To summarise why the EP approximation exaggerates dilution of improbability, in the above paragraph 210 is greater than 10 squared. For some given values of n and r, a doubling of both will result in nCr increasing to rather more than its square.

The critic might consider that if we are going to split into sections for different probabilities, then maybe the higher probability events (being more commonplace) should take up more than half of the total set, and perhaps this would favour the official theory and show that the EP approximation is not kind to the official theory after all. It's a sound approach. Let's suppose we have two 1 in 100 events from a set of six and two 1 in 10,000 events from a set of four. Firstly, for the two 1 in 100 events from a set of six, the exact algorithm shows that the actual dilution factor is 14.60447605. Then, for the two 1 in 10,000 events from a set of four, the exact method shows the dilution factor is 5.99920003. The product of the two is only 87.61517316 compared to 97.99535848 or greater before. An unequal split lowers dilution and probability and raises improbability. Hence, it does not help the official theory, the equal split EP does instead!

So for an analysis of 9/11, we imagine a random number generator with the number base B being the reciprocal of the rth root of P. A '0' is required to denote the occurrence of an improbable event.

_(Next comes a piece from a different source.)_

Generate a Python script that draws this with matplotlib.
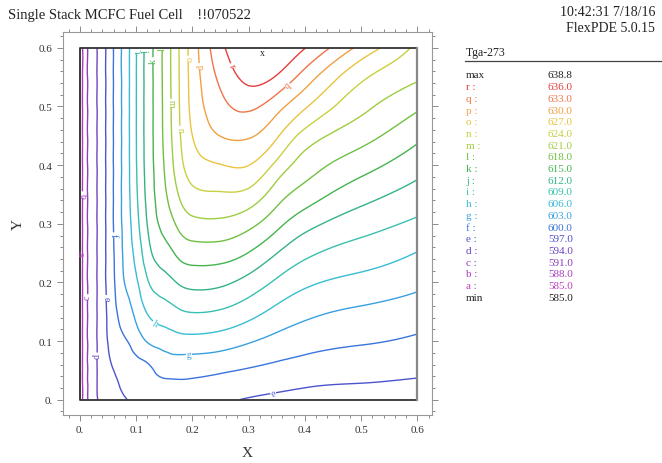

Since each digit has over 10,000 variations, 'A' (any outcome) is very nearly equal to 'N' (any outcome but '0'), and the dilution of improbability is obtained fairly accurately from the approximate formula below:

The corrected probability for the series of improbable events, after allowing for the extra elements in the set, is given by:

Pdiluted = (P * n!) / (r! * (n - r)!)

where:

P is the product of the individual probabilities of unlikely events

n is the number of elements or events in the set

r is the number of selected improbable events within the set.

Or, more succinctly:

Pdiluted = P * nCr with the Google calculator carrying the nCr function as "n choose r".

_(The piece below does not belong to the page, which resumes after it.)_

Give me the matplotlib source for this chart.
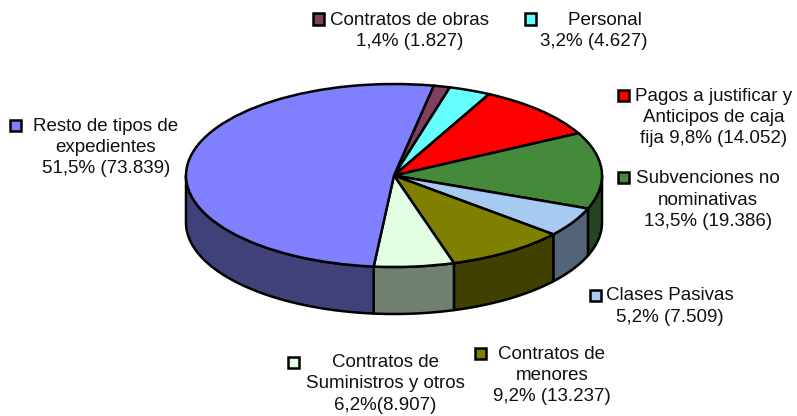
import matplotlib
matplotlib.use('Agg')
import matplotlib.pyplot as plt
from matplotlib.patches import Polygon, Rectangle
import numpy as np

# data
categories = ['Contratos de obras', 'Personal',
              'Pagos a justificar y\nAnticipos de caja\nfija',
              'Subvenciones no\nnominativas', 'Clases Pasivas',
              'Contratos de\nmenores', 'Contratos de\nSuministros y otros',
              'Resto de tipos de\nexpedientes']
values = [1827, 4627, 14052, 19386, 7509, 13237, 8907, 73839]
pct_labels = ['1,4%', '3,2%', '9,8%', '13,5%', '5,2%', '9,2%', '6,2%', '51,5%']
value_labels = ['1.827', '4.627', '14.052', '19.386', '7.509', '13.237', '8.907', '73.839']

top_colors = ['#7F3F5F', '#66FFFF', '#FF0000', '#458A3A', '#A6CAF0',
              '#808000', '#E3FFE3', '#8080FF']
side_colors = ['#3F1F2F', '#338080', '#800000', '#234520', '#536478',
               '#404000', '#718071', '#414179']

W, H = 797, 416
fig = plt.figure(figsize=(W / 100, H / 100), dpi=100)
ax = fig.add_axes([0, 0, 1, 1])

# pie geometry in pixels: centre, horizontal / vertical radius, depth
cx, cy, rx, ry, depth_px = 394, 175.5, 208, 91.5, 47
depth = depth_px / ry

wedges, _ = ax.pie(values, startangle=79, counterclock=False, colors=top_colors,
                   wedgeprops=dict(edgecolor='black', linewidth=1.8, zorder=3))

ax.set_aspect('auto')
ax.set_xlim(-cx / rx, (W - cx) / rx)
ax.set_ylim(-(H - cy) / ry, cy / ry)
ax.axis('off')


def front_spans(t1, t2):
    spans = []
    for k in range(-2, 3):
        a = max(t1, 180 + 360 * k)
        b = min(t2, 360 + 360 * k)
        if b > a:
            spans.append((a, b))
    return spans


# side walls of the 3D pie
for w, sc in zip(wedges, side_colors):
    for a, b in front_spans(w.theta1, w.theta2):
        t = np.radians(np.linspace(a, b, 80))
        top = np.column_stack([np.cos(t), np.sin(t)])
        bot = np.column_stack([np.cos(t[::-1]), np.sin(t[::-1]) - depth])
        ax.add_patch(Polygon(np.vstack([top, bot]), closed=True, facecolor=sc,
                             edgecolor='black', linewidth=1.8, zorder=1,
                             joinstyle='round'))

# label layout (pixel positions): text centre, marker position
label_pos = [(410, 31), (594, 31), (714, 117.5), (708, 200),
             (670, 306.5), (552, 375.5), (385, 384), (106, 147.5)]
marker_pos = [(318, 19), (530, 19), (623, 95), (623, 178),
              (595, 295), (480, 353), (293, 362), (15, 125)]

for i, name in enumerate(categories):
    if i == 2:
        txt = f'{name} {pct_labels[i]} ({value_labels[i]})'
    elif i == 6:
        txt = f'{name}\n{pct_labels[i]}({value_labels[i]})'
    elif i == 1:
        txt = f'    {name}\n{pct_labels[i]} ({value_labels[i]})'
    else:
        txt = f'{name}\n{pct_labels[i]} ({value_labels[i]})'
    x, y = label_pos[i]
    fig.text(x / W, 1 - y / H, txt, ha='center', va='center', ma='center',
             fontsize=13.5, family='Liberation Sans', color='#111111',
             linespacing=1.33)
    mx, my = marker_pos[i]
    s = 11
    fig.add_artist(Rectangle(((mx - s / 2) / W, 1 - (my + s / 2) / H), s / W, s / H,
                             transform=fig.transFigure, facecolor=top_colors[i],
                             edgecolor='black', linewidth=1.8))

fig.savefig('out.png', dpi=100)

For London 7/7, we use the nCr approximation as a guide, bearing in mind that this approach biases considerably in favour of the Government-approved version of events.

To conclude, ideally the analysis would be limited to a few very low probability events rather than a large quantity of fairly low probability events. The latter will require the more complex algorithm to compute improbability dilution to a reasonable precision, identification of additional anomalous events, and in any case would establish guilt to a lower degree of certainty. Given that we assume that the total number n of elements in the set is more than twice the number r of selected improbable events (which we do), it follows that for a given product of probabilities P, any increase in r will increase the dilution of improbability. Also, increasing r to include higher probability events with a lower correlation with the test theory's truth-value implies that we should assume a greater value for n, which would further dilute the improbability.

In the case of 9/11, Israel's guilt can be proven to at least the same degree of certainty as a case involving DNA profiling and multiple corroborative evidence, i.e. the probability of innocence is to the order of a billion to one against after allowing for improbability dilution. The corrected, diluted probability of Israel being innocent of London 7/7 is tens of thousands to one against.